Film Auf der anderen Seite

Auf der anderen Seite (c) Filmproduktion

Do, 13.10.2016

Goethe-Institut Ghana

Fatih Akin-Reihe

Regie: Fatih Akin, Farbe, 120 Min., 2006/07

Fürsorglich kümmert sich Nejat um seinen alten, herzkranken Vater: ein Witwer namens Ali Aksu (Tuncel Kurtiz), der in Bremen als Taxifahrer gearbeitet hat, seinen Sohn allein großziehen mußte, und der auf seine alten Tag noch einmal so etwas wie eine Familie haben will. Deshalb holt er eine türkische Prostituierte, Yeter Ötztürk (Nursel Köse), aus dem Rotlichtbezirk Bremens ins Haus. Aber Yeter zeigt sich nicht immer gefügig, und einmal, in einer plötzlichen Aufwallung seiner patriarchal polternden Natur schlägt Ali zu, was zu einem unglücklichen Sturz und dem Tod Yeters führt.

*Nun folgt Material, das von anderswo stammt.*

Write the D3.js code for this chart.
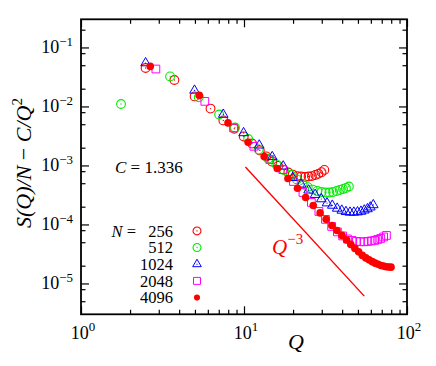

Ali wird verhaftet und in die Türkei abgeschoben. Nejat wendet sich von seinem Vater ab, und weil er erfahren hat, dass Yeter mit dem Geld, das sie als Prostituierte verdiente, ihre Tochter Ayten (Nurgül Yeşilçay) in Istanbul unterstützte, fährt er dort hin, übernimmt eine deutsche Buchhandlung, und sucht nach Ayten. Die aber, eine kämpferische politische Aktivistin, ist in der Gegenrichtung unterwegs, reist, auf der Flucht vor der türkischen Polizei, illegal nach Deutschland ein.

Die Erzählung wechselt von einer Figur zur nächsten, springt dabei in der Zeit immer wieder zurück, was eine multiperspektvische rondellartige Storyform ergibt, ähnlich wie in Kurosawas RASHOMON, und begleitet nun Aytens Schicksal: die Begegnung mit der jungen engagierten deutschen Studentin Lotte Staub (Patrycia Ziolkowska), aus der sich eine Liebesgeschichte ergibt, und ein heftiger Streit mit Lottes eifersüchtiger, gluckenhafter Mutter (Hanna Schygulla), Verhaftung durch die deutschen Asylbehörden, Abschiebung in ein türkisches Frauengefängnis. Schließlich siedelt die Geschichte nach Istanbul um, wo Lotte - wieder ein tragischer, eher zufälliger Tod – erschossen wird, und ihre trauernde Mutter, das Engagement der Tochter übernehmend, auf Nejat trifft.

Der Film durchquert große Themen (Immigration und Asylrecht, Prostitution und Familienrekonstruktion, Tod und Verwandlung), gewinnt seine Stärke aber in seiner Portraitzeichnung. Die Charaktere werden wunderbar präzise konturiert: die Knorrigkeit des Vater, der kämpferischen Elan der Aktivistin, die kontemplative Ruhe des Germanistikprofessors. Besonders schön: die Küchenszene, in der Hanna Schygulla einen Kirschkuchen belegt, und der jungen Türkin – auf die sie eifersüchtig ist, weil sie ihr die Tochter wegnimmt – eine Lektion verpassen will und sich dabei aus ihrer Lethargie hervorschälen muss.

In „Auf der anderen Seite“ bringt Akin seine sanfte, kontemplative, feminine Seite zur Geltung. Kein Zufall, dass sich die entscheidenden Szenen in Küchen abspielen (ein früher Entwurf hieß „Soul Kitchen“), und dass die beiden Mutter-Figuren herausragen: die türkische wird als Hure-und-Heilige-Gestalt gezeichnet, und die deutsche als eine Mama-Glucke, die aus ihrer Verschlossenheit erlöst werden kann. Da darf man gespannt sein, wie Akin die „Liebe, Tod und Teufel“-Trilogie abschließen und den Teufel portraitieren wird.